We ought always to attend to the time when these words were spoken, that Christ wished his disciples to remain brave and courageous, when they might think that every thing was in the greatest confusion; and therefore we ought to employ the same shield for warding off such assaults. It is impossible for us, indeed, to avoid feeling various emotions, but though we are shaken, we must not fall down. Thus it is said of believers, that they are not troubled, because, relying on the word of God, though very great difficulties press hard upon them, still they remain steadfast and upright.

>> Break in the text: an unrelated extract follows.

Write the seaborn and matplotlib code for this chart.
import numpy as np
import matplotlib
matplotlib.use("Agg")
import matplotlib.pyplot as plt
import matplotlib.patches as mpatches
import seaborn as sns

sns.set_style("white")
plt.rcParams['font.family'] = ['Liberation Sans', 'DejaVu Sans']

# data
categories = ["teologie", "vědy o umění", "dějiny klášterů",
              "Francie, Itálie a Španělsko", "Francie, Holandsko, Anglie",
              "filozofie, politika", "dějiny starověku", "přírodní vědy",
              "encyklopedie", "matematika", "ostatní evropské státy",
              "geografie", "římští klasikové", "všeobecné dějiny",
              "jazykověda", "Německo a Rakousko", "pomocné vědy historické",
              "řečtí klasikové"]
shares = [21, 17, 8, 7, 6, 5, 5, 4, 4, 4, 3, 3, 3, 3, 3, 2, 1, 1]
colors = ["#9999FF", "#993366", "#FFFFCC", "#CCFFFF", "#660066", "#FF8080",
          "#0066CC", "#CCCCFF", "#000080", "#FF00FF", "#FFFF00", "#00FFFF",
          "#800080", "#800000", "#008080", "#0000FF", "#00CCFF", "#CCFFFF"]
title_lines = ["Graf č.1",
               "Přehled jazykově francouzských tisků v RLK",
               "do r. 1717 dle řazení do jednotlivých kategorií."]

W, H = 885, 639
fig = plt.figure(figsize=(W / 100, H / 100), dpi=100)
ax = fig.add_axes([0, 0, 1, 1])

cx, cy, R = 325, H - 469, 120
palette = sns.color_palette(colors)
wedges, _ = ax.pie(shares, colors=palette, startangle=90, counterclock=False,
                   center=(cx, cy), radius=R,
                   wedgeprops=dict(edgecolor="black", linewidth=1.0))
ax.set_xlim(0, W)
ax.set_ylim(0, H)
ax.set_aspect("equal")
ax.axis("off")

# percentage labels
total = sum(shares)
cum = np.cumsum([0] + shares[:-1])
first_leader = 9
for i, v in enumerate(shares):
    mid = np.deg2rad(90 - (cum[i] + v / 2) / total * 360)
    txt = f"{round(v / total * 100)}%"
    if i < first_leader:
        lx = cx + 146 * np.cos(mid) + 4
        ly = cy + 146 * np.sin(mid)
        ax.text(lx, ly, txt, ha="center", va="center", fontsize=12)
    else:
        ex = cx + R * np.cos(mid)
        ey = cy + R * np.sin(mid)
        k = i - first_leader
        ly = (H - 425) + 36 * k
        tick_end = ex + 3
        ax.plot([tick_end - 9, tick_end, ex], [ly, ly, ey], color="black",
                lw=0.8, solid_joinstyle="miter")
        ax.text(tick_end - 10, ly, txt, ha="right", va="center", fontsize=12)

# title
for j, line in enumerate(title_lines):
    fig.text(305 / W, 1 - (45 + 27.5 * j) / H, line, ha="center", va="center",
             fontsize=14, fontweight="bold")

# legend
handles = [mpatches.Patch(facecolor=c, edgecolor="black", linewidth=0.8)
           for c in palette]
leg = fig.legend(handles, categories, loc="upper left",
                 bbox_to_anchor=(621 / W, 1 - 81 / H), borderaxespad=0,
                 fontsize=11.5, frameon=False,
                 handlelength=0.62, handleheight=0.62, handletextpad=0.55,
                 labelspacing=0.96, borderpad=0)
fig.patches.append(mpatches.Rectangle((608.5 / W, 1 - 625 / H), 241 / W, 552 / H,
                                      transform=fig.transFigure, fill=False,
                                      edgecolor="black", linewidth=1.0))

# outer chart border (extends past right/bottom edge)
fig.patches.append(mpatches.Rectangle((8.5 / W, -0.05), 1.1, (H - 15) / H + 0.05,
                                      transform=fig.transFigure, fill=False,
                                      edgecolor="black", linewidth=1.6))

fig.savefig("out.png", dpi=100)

You believe in God. It might also be read in the imperative mood, Believe in God, and believe in me; but the former reading agrees better, and has been more generally received. Here he points out the method of remaining steadfast, as I have already said; that is, if our faith rest on Christ, and view him in no other light than as being present and stretching out his hand to assist us. But it is wonderful that faith in the Father is here placed first in order, for he ought rather to have told his disciples that they ought to believe in God, since they had believed in Christ; because, as Christ is the lively image of the Father, so we ought first to cast our eyes on him; and for this reason, too, he descends to us, that our faith, beginning with him, may rise to God. But Christ had a different object in view, for all acknowledge that we ought to believe in God, and this is an admitted principle to which all assent without contradiction; and yet there is scarce one in a hundred who actually believes it, not only because the naked majesty of God is at too great a distance from us, but also because Satan interposes clouds of every description to hinder us from contemplating God. The consequence is, that our faith, seeking God in his heavenly glory and inaccessible light, vanishes away; and even the flesh, of its own accord, suggests a thousand imaginations, to turn away our eyes from beholding God in a proper manner.

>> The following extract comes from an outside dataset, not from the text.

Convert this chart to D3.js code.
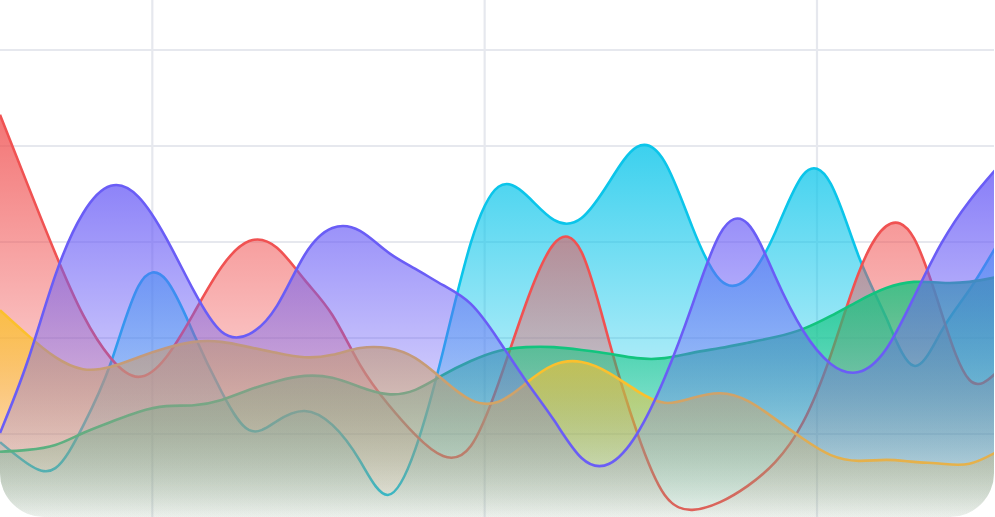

The Son of God, then, who is Jesus Christ, (61) holds out himself as the object to which our faith ought to be directed, and by means of which it will easily find that on which it can rest; for he is the true Immanuel, who answers us within, as soon as we seek him by faith. It is one of the leading articles of our faith, that our faith ought to be directed to Christ alone, that it may not wander through long windings; and that it ought to be fixed on him, that it may not waver in the midst of temptations. And this is the true proof of faith, when we never suffer ourselves to be torn away from Christ, and from the promises which have been made to us in him. When Popish divines dispute, or, I should rather say, chatter, about the object of faith, they mention God only, and pay no attention to Christ. They who derive their instruction from the notions of such men, must be shaken by the slightest gale of wind that blows. Proud men are ashamed of Christ’s humiliation, and, therefore, they fly to God’s incomprehensible Divinity. But faith will never reach heaven unless it submit to Christ, who appears to be a low and contemptible God, and will never be firm if it do not seek a foundation in the weakness of Christ.